Source: Dreamlike Photoreal text to image model
7. DreamShaper
The Dream Shaper V7, an image generation model based on diffusion architecture, significantly improves LoRA support and overall realism.
This model delivers photorealistic images with reduced noise offset and enhances anime-style generation with Booru tags. Additionally, it offers a resolution upgrade for improved visual fidelity, addressing the shortcomings of earlier versions.
Source: Dream Shaper V7 text to image model
8. Craiyon
Craiyon, an AI-powered image-generation tool, formerly DALL-E Mini, brings text prompts to life by crafting visually striking and entirely unique images. Launched in 2022, Craiyon was among the pioneering AI art generators available, leveraging its DALL-E Mini technology to translate basic text descriptions into images.
This AI art generator offers a range of intriguing features for artists, designers, and enthusiasts alike. It can transform any text prompt into a visual masterpiece, provide creative suggestions to inspire artistic momentum, generate images without sacrificing quality, and employ advanced algorithms to anticipate and propose prompts.
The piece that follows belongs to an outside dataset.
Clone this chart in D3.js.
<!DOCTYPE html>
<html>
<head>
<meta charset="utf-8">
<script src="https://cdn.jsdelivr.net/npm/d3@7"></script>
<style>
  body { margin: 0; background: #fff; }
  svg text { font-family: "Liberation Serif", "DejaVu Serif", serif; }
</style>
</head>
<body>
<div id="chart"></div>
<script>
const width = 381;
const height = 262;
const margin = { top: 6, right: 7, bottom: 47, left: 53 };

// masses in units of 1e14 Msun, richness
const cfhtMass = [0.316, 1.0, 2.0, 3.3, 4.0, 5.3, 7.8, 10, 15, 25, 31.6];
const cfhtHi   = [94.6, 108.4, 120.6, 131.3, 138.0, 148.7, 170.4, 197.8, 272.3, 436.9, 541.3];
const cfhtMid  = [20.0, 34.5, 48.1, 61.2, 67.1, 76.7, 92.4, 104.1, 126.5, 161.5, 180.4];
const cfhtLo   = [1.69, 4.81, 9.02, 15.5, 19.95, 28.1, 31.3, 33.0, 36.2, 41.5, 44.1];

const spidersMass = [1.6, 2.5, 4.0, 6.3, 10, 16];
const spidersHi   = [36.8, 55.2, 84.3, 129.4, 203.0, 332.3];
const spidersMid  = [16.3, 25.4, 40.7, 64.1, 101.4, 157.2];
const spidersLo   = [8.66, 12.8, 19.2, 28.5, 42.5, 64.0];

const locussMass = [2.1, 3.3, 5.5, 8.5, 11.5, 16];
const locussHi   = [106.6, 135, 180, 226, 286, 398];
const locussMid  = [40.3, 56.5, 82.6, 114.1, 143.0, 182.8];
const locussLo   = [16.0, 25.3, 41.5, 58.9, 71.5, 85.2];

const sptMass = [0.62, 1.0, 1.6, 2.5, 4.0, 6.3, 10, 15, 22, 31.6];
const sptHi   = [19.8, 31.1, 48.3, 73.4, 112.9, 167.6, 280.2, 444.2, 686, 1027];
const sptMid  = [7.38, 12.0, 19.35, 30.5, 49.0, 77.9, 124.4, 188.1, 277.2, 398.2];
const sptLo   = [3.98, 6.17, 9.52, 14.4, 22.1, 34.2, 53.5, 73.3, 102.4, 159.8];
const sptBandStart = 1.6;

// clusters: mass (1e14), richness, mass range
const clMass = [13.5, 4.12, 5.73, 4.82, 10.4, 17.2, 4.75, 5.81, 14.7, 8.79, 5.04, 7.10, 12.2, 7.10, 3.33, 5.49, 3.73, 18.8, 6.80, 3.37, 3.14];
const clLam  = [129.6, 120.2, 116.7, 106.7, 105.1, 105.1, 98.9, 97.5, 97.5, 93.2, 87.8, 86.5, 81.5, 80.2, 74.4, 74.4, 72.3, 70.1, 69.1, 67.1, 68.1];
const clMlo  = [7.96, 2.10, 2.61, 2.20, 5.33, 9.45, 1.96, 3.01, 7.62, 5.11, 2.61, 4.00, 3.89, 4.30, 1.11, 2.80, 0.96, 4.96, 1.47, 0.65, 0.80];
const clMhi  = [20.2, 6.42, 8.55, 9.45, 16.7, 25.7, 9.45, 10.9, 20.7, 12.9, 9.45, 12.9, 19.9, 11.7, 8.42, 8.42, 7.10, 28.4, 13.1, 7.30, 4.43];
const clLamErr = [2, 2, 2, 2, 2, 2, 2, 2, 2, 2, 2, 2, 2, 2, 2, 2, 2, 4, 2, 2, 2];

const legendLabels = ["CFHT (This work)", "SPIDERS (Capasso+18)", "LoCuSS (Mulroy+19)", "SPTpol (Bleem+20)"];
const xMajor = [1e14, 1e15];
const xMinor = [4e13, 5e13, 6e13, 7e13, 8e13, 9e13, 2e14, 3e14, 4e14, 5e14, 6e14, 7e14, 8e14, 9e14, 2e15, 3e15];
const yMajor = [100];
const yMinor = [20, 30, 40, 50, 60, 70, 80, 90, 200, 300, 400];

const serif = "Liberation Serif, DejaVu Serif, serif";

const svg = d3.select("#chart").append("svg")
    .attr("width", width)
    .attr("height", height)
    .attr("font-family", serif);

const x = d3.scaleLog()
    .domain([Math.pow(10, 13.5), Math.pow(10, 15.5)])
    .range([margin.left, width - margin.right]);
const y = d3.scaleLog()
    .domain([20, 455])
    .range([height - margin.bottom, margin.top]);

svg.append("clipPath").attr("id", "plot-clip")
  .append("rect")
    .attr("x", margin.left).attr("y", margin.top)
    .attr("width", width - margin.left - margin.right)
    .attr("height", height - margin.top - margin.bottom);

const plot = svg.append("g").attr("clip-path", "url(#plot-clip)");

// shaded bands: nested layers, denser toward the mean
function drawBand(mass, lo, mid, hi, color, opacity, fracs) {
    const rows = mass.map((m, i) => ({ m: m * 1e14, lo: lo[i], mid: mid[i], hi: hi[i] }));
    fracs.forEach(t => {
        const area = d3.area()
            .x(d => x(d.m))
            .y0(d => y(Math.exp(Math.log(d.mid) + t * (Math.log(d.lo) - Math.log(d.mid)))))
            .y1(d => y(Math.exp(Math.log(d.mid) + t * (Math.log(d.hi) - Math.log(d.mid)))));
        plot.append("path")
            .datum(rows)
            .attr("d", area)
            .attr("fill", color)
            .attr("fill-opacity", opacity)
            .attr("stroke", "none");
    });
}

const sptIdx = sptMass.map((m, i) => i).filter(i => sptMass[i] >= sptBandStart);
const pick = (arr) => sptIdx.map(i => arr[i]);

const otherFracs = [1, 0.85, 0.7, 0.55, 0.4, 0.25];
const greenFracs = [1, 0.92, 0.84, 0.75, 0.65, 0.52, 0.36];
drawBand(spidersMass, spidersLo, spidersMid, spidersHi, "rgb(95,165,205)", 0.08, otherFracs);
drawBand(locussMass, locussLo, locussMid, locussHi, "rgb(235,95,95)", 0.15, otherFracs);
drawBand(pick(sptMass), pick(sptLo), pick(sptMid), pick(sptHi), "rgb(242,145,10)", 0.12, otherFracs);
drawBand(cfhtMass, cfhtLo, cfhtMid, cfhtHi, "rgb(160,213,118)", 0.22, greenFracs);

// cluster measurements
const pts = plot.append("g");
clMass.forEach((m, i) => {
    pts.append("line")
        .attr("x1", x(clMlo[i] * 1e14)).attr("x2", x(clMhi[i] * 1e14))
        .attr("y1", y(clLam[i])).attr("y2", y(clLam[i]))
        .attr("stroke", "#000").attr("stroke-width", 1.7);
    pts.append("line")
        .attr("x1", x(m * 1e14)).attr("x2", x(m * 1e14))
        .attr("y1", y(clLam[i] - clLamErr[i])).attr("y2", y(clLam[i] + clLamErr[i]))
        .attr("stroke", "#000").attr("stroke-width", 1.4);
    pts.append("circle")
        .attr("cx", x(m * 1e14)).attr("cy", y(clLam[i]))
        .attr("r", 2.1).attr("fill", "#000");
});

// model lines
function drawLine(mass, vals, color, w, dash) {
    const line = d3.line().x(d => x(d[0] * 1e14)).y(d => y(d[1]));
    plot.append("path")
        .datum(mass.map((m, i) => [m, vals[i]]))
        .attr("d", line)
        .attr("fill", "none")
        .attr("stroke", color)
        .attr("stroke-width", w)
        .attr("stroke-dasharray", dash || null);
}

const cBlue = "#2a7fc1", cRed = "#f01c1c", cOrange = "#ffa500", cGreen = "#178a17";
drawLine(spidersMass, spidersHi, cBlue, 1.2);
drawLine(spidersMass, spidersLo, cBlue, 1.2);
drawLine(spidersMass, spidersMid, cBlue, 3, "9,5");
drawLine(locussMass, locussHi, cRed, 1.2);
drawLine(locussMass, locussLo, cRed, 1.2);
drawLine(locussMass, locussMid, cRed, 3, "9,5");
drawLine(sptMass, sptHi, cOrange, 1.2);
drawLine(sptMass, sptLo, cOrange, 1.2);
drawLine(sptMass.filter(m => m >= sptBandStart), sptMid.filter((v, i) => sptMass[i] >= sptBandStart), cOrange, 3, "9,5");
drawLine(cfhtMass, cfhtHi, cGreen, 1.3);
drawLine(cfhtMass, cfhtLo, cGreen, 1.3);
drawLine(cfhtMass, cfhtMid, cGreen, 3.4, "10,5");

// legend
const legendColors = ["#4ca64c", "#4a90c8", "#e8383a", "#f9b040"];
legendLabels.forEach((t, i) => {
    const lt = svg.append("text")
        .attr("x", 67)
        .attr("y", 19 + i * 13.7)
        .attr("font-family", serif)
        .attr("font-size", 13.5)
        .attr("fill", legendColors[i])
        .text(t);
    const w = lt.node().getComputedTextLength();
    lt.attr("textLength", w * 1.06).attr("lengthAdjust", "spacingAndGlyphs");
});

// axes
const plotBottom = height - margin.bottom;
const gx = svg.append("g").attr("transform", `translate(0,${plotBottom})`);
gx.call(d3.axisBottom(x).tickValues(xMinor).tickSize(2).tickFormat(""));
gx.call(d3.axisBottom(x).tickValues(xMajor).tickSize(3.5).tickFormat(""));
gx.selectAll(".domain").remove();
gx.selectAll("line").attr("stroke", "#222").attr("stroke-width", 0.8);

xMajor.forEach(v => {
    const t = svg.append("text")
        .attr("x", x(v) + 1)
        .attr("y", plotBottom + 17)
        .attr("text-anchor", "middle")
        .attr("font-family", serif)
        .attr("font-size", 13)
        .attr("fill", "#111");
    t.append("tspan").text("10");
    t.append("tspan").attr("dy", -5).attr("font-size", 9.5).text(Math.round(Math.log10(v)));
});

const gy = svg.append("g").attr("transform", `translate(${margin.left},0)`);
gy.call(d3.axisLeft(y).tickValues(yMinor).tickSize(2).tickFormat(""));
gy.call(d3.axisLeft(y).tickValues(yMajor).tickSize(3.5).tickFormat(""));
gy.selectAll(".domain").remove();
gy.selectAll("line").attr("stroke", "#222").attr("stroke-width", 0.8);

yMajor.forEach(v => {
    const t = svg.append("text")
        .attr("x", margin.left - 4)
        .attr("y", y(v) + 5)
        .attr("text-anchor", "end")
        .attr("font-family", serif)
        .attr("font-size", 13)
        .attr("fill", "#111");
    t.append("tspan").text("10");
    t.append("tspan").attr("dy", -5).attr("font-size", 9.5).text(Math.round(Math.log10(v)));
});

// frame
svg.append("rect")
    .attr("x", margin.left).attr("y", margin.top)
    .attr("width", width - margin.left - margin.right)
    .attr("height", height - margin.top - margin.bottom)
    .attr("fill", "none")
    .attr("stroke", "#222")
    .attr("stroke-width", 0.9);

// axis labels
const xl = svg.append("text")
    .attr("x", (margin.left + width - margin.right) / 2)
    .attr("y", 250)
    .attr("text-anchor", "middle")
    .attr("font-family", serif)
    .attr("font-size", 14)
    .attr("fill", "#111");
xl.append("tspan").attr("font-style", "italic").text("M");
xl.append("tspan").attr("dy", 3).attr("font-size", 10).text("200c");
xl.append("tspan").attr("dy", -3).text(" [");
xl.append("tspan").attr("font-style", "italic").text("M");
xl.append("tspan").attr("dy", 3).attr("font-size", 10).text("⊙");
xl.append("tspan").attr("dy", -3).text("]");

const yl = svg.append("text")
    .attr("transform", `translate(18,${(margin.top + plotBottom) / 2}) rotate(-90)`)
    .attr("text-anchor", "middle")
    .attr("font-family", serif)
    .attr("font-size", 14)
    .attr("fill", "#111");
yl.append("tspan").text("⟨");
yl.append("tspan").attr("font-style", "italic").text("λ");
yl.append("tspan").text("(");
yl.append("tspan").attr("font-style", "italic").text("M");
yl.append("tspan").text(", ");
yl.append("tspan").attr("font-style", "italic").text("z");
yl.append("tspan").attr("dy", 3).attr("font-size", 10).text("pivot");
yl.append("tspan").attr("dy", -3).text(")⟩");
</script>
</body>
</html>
Source: Craiyon text to image model
9. Jasper Art
Jasper Art is an AI art generator that forms part of the Jasper AI suite of tools. It swiftly transforms text into distinctive images, photos, and illustrations. Users can create unlimited images without watermarks and easily modify them using text prompts.
Moreover, Jasper Art offers a range of settings for users to customise and refine their artwork. Users can also bookmark and save their favourite creations in the searchable image library, which is particularly beneficial for content creators working with Jasper.
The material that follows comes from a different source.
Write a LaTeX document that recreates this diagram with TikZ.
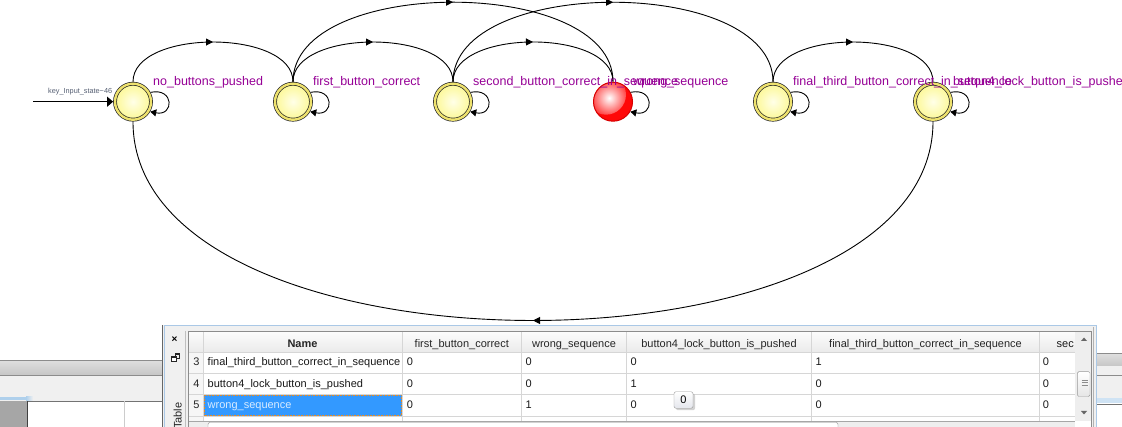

Source: Jasper Art website
10. Waifu Diffusion
Waifu Diffusion is based on the Stable Diffusion model. It is a latent text-to-image model that generates impressive anime images from simple text descriptions.
It is a fine-tuned version of the Stable Diffusion model derived from Stable Diffusion v1.4. The Waifu Diffusion model can learn from user feedback, allowing it to fine-tune its tools and generation processes.